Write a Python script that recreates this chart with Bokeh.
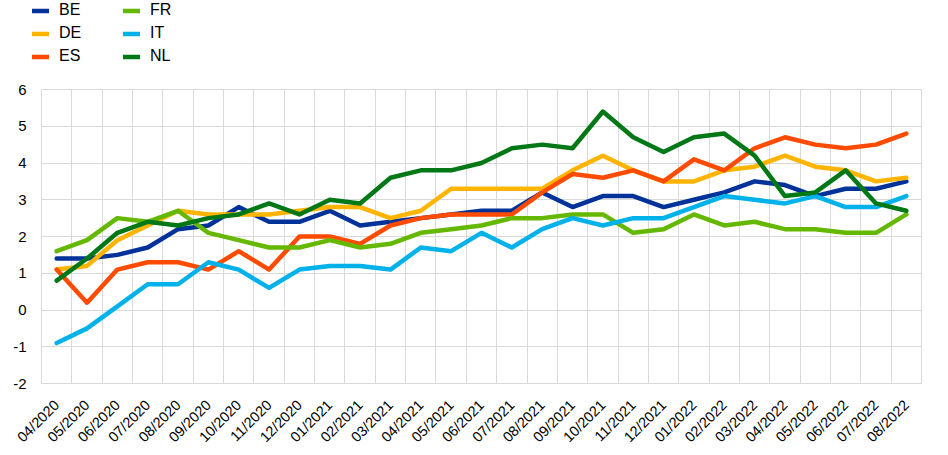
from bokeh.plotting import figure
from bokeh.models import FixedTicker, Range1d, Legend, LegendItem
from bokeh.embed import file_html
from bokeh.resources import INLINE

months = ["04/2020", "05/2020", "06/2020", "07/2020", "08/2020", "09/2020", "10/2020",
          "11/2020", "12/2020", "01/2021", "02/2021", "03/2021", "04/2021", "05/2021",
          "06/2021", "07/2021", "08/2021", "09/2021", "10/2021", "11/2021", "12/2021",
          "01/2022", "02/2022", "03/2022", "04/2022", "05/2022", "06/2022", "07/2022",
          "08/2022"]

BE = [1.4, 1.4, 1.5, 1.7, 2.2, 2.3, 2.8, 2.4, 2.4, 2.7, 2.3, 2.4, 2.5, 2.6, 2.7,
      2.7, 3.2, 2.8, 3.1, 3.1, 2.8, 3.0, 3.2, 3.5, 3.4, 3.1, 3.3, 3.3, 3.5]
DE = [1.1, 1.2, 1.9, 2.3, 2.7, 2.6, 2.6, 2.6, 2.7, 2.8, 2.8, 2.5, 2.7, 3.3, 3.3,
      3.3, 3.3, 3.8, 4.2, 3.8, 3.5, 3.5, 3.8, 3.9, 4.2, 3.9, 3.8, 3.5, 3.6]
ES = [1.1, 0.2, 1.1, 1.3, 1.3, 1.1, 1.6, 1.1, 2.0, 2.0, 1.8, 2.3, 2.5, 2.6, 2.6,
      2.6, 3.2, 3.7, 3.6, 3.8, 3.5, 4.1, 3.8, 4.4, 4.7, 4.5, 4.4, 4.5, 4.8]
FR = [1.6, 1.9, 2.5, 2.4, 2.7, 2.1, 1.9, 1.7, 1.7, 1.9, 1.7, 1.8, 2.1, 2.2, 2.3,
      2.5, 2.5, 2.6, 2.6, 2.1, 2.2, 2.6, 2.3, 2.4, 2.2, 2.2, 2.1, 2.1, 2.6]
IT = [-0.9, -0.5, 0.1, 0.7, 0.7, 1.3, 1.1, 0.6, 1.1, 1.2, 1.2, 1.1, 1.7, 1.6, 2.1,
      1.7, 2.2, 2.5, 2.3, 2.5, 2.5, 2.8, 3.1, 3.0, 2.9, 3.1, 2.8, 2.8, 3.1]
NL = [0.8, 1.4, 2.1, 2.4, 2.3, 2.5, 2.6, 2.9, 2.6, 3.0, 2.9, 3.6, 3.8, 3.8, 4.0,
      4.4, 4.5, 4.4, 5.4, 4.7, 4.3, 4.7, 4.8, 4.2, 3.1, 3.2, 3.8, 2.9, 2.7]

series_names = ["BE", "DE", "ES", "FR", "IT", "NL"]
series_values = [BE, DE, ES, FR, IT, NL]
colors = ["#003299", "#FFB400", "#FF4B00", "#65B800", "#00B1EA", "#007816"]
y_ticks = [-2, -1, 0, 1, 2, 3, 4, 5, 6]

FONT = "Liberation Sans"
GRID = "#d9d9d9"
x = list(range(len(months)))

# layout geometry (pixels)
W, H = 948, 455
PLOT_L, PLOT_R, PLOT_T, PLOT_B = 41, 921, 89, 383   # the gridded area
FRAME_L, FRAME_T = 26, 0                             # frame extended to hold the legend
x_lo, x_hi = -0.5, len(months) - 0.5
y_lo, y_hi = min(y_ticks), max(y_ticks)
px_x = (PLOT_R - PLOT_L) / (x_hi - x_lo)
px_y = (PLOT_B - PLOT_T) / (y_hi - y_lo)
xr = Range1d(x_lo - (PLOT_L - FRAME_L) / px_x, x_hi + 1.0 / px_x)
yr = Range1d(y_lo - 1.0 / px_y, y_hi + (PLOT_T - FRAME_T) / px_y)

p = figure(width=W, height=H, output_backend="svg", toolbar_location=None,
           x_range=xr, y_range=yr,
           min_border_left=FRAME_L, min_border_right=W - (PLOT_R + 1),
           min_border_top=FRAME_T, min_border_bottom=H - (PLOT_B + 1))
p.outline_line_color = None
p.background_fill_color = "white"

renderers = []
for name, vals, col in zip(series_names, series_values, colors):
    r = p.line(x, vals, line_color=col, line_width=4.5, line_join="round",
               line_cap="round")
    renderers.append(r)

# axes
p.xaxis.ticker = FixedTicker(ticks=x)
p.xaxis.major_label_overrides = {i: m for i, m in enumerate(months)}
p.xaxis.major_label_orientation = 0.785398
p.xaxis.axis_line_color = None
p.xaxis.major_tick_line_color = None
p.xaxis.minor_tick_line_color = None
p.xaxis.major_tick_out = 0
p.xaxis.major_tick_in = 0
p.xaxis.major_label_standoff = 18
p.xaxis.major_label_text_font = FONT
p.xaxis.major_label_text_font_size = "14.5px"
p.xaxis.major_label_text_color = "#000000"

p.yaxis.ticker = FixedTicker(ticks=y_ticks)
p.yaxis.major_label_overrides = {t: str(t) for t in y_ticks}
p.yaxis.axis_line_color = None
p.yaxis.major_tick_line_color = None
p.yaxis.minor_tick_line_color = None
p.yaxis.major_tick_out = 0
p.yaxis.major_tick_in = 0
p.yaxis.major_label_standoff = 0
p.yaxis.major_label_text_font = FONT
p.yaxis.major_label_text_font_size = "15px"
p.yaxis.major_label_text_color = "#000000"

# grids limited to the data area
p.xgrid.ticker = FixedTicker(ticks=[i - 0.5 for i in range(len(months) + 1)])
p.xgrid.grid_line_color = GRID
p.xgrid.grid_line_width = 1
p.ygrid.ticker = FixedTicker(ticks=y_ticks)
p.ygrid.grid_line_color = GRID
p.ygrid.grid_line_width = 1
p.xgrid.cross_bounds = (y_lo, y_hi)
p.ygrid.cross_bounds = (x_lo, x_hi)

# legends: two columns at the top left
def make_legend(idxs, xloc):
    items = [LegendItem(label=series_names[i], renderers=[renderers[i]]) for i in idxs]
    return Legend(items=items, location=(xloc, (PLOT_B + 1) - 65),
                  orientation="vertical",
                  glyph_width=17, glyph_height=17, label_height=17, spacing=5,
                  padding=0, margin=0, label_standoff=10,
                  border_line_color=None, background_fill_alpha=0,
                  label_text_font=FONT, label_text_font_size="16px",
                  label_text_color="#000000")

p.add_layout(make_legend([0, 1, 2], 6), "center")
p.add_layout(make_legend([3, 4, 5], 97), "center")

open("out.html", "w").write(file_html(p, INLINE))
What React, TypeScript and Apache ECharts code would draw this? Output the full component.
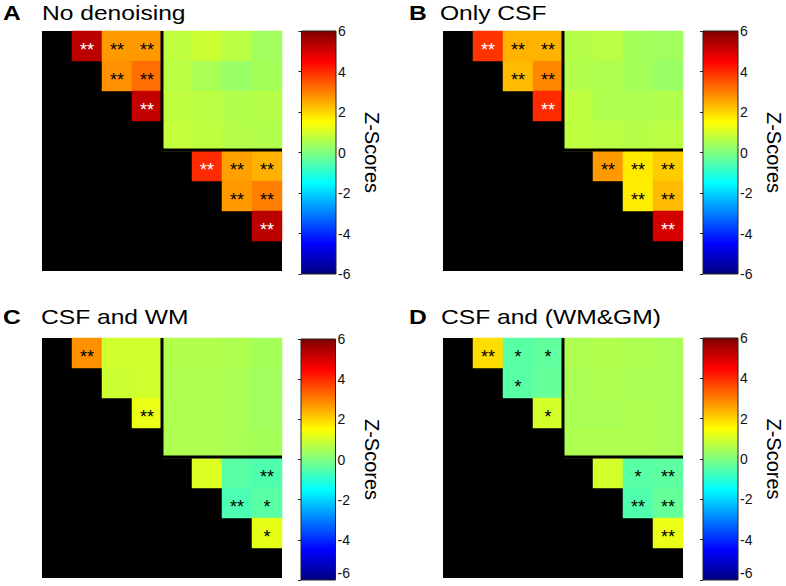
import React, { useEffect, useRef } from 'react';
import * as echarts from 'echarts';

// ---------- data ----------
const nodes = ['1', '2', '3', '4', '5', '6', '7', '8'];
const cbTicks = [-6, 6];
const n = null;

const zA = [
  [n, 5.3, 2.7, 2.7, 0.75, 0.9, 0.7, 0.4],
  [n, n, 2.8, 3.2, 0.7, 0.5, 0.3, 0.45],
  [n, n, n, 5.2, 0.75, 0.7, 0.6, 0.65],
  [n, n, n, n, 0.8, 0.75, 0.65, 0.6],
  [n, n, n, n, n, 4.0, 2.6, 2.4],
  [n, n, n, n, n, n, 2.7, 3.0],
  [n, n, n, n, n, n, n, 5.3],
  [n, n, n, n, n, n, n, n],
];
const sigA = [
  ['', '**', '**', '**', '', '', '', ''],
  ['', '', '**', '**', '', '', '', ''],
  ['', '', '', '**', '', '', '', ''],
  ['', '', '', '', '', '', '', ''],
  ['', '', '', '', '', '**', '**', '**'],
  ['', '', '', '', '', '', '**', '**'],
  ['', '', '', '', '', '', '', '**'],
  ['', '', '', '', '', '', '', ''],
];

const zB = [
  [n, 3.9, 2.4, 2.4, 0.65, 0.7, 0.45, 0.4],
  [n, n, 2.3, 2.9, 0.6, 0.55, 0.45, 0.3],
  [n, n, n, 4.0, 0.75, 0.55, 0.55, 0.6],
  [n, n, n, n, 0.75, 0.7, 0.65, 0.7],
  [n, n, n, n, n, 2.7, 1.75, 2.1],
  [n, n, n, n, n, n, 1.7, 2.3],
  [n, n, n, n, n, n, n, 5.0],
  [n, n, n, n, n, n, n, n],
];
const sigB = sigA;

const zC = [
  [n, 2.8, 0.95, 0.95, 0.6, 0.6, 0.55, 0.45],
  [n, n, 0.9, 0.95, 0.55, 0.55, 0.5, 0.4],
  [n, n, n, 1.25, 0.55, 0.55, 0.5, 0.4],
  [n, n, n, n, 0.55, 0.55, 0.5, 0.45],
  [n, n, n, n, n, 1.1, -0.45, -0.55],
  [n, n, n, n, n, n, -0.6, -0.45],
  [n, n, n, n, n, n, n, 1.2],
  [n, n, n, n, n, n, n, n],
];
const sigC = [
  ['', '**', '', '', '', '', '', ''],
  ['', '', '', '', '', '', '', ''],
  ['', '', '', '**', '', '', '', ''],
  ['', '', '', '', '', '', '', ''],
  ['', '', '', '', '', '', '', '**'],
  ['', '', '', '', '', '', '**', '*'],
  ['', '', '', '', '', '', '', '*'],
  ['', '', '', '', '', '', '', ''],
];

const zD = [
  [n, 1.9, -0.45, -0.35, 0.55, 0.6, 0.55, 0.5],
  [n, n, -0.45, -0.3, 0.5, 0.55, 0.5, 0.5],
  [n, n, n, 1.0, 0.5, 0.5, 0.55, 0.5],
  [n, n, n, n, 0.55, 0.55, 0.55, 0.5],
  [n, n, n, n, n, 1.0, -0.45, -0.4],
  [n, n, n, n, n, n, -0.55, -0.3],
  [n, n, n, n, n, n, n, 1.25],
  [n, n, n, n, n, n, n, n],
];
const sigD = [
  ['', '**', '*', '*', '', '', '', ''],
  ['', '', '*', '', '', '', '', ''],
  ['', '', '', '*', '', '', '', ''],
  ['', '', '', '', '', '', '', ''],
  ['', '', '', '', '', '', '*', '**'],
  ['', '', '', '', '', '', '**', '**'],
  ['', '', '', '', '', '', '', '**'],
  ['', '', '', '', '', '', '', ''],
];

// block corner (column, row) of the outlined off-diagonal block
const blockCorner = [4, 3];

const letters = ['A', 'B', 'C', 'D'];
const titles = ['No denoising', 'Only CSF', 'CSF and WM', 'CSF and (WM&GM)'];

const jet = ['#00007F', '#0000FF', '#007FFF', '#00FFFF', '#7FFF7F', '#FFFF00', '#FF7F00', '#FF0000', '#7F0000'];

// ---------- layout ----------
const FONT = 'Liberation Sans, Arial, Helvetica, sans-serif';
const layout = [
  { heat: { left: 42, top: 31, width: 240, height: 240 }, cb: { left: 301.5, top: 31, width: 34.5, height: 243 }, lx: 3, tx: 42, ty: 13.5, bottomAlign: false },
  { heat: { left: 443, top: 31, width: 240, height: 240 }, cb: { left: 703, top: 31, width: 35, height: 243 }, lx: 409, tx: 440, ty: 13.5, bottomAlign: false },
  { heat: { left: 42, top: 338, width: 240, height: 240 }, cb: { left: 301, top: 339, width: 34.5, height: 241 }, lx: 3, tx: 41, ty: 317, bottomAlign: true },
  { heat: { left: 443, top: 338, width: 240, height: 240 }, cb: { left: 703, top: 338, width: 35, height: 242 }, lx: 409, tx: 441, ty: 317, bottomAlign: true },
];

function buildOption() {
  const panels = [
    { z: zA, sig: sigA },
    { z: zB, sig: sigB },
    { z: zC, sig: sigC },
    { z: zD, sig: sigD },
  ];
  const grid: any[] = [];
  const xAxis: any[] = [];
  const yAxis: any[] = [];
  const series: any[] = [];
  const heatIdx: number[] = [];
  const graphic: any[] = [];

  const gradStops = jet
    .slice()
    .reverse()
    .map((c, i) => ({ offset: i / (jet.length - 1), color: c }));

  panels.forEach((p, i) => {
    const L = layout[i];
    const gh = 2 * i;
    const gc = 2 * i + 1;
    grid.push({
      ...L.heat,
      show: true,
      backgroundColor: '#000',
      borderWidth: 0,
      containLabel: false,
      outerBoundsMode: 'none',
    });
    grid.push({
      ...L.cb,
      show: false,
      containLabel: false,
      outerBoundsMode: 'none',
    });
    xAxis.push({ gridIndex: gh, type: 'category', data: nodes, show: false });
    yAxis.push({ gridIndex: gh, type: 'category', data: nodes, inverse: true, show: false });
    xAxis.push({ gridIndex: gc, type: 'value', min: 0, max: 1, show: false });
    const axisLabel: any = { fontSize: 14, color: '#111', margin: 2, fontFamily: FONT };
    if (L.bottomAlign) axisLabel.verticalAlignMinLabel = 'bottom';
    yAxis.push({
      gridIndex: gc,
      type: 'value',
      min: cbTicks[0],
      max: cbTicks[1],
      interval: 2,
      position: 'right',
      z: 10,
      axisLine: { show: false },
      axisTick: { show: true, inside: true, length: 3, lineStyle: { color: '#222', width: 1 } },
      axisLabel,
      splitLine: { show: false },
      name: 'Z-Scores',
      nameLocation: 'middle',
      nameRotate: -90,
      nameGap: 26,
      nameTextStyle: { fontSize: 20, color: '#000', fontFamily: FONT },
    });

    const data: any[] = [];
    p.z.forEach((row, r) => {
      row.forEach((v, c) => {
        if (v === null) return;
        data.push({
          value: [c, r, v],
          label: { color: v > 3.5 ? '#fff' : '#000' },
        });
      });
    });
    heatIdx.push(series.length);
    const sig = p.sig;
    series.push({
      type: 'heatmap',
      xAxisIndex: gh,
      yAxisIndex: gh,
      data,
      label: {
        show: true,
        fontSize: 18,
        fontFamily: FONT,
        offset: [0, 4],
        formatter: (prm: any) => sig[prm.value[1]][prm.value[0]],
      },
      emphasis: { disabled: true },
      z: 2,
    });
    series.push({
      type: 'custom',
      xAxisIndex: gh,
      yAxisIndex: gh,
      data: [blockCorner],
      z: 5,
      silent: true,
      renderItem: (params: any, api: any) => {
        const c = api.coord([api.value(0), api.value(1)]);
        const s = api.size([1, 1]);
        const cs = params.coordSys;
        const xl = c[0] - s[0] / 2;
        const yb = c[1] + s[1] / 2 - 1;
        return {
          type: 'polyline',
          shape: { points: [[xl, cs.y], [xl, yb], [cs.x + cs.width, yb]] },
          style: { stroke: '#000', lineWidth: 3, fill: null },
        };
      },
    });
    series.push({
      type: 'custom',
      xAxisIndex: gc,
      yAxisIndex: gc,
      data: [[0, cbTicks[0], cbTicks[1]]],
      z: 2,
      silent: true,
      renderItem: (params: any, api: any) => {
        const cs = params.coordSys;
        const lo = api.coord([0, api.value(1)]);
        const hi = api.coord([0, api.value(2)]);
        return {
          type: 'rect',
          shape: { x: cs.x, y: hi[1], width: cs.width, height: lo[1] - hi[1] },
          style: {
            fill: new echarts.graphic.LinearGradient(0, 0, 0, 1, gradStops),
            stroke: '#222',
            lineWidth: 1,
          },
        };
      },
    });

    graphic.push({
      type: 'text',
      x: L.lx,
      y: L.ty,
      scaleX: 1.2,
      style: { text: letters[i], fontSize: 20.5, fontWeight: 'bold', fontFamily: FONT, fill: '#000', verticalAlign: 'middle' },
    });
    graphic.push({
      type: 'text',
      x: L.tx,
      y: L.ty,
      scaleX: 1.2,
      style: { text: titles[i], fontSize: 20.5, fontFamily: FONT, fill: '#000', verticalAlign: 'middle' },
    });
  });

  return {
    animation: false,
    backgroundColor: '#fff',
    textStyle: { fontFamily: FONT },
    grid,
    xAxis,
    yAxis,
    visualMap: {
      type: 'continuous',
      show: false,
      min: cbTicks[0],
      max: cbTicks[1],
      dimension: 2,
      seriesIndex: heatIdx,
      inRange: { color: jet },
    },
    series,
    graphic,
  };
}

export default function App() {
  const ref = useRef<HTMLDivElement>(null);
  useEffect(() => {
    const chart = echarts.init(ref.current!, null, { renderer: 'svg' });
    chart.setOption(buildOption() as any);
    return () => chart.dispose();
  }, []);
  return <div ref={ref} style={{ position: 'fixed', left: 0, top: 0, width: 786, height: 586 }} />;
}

═══

### PROBLEM STATEMENT
Leave out the pictures. Transcribe only the lines above, from the first through the one that contains "3.8, 2.9, 2.7]".

### ANSWER TO THE TASK
Write a Python script that recreates this chart with Bokeh.
from bokeh.plotting import figure
from bokeh.models import FixedTicker, Range1d, Legend, LegendItem
from bokeh.embed import file_html
from bokeh.resources import INLINE

months = ["04/2020", "05/2020", "06/2020", "07/2020", "08/2020", "09/2020", "10/2020",
          "11/2020", "12/2020", "01/2021", "02/2021", "03/2021", "04/2021", "05/2021",
          "06/2021", "07/2021", "08/2021", "09/2021", "10/2021", "11/2021", "12/2021",
          "01/2022", "02/2022", "03/2022", "04/2022", "05/2022", "06/2022", "07/2022",
          "08/2022"]

BE = [1.4, 1.4, 1.5, 1.7, 2.2, 2.3, 2.8, 2.4, 2.4, 2.7, 2.3, 2.4, 2.5, 2.6, 2.7,
      2.7, 3.2, 2.8, 3.1, 3.1, 2.8, 3.0, 3.2, 3.5, 3.4, 3.1, 3.3, 3.3, 3.5]
DE = [1.1, 1.2, 1.9, 2.3, 2.7, 2.6, 2.6, 2.6, 2.7, 2.8, 2.8, 2.5, 2.7, 3.3, 3.3,
      3.3, 3.3, 3.8, 4.2, 3.8, 3.5, 3.5, 3.8, 3.9, 4.2, 3.9, 3.8, 3.5, 3.6]
ES = [1.1, 0.2, 1.1, 1.3, 1.3, 1.1, 1.6, 1.1, 2.0, 2.0, 1.8, 2.3, 2.5, 2.6, 2.6,
      2.6, 3.2, 3.7, 3.6, 3.8, 3.5, 4.1, 3.8, 4.4, 4.7, 4.5, 4.4, 4.5, 4.8]
FR = [1.6, 1.9, 2.5, 2.4, 2.7, 2.1, 1.9, 1.7, 1.7, 1.9, 1.7, 1.8, 2.1, 2.2, 2.3,
      2.5, 2.5, 2.6, 2.6, 2.1, 2.2, 2.6, 2.3, 2.4, 2.2, 2.2, 2.1, 2.1, 2.6]
IT = [-0.9, -0.5, 0.1, 0.7, 0.7, 1.3, 1.1, 0.6, 1.1, 1.2, 1.2, 1.1, 1.7, 1.6, 2.1,
      1.7, 2.2, 2.5, 2.3, 2.5, 2.5, 2.8, 3.1, 3.0, 2.9, 3.1, 2.8, 2.8, 3.1]
NL = [0.8, 1.4, 2.1, 2.4, 2.3, 2.5, 2.6, 2.9, 2.6, 3.0, 2.9, 3.6, 3.8, 3.8, 4.0,
      4.4, 4.5, 4.4, 5.4, 4.7, 4.3, 4.7, 4.8, 4.2, 3.1, 3.2, 3.8, 2.9, 2.7]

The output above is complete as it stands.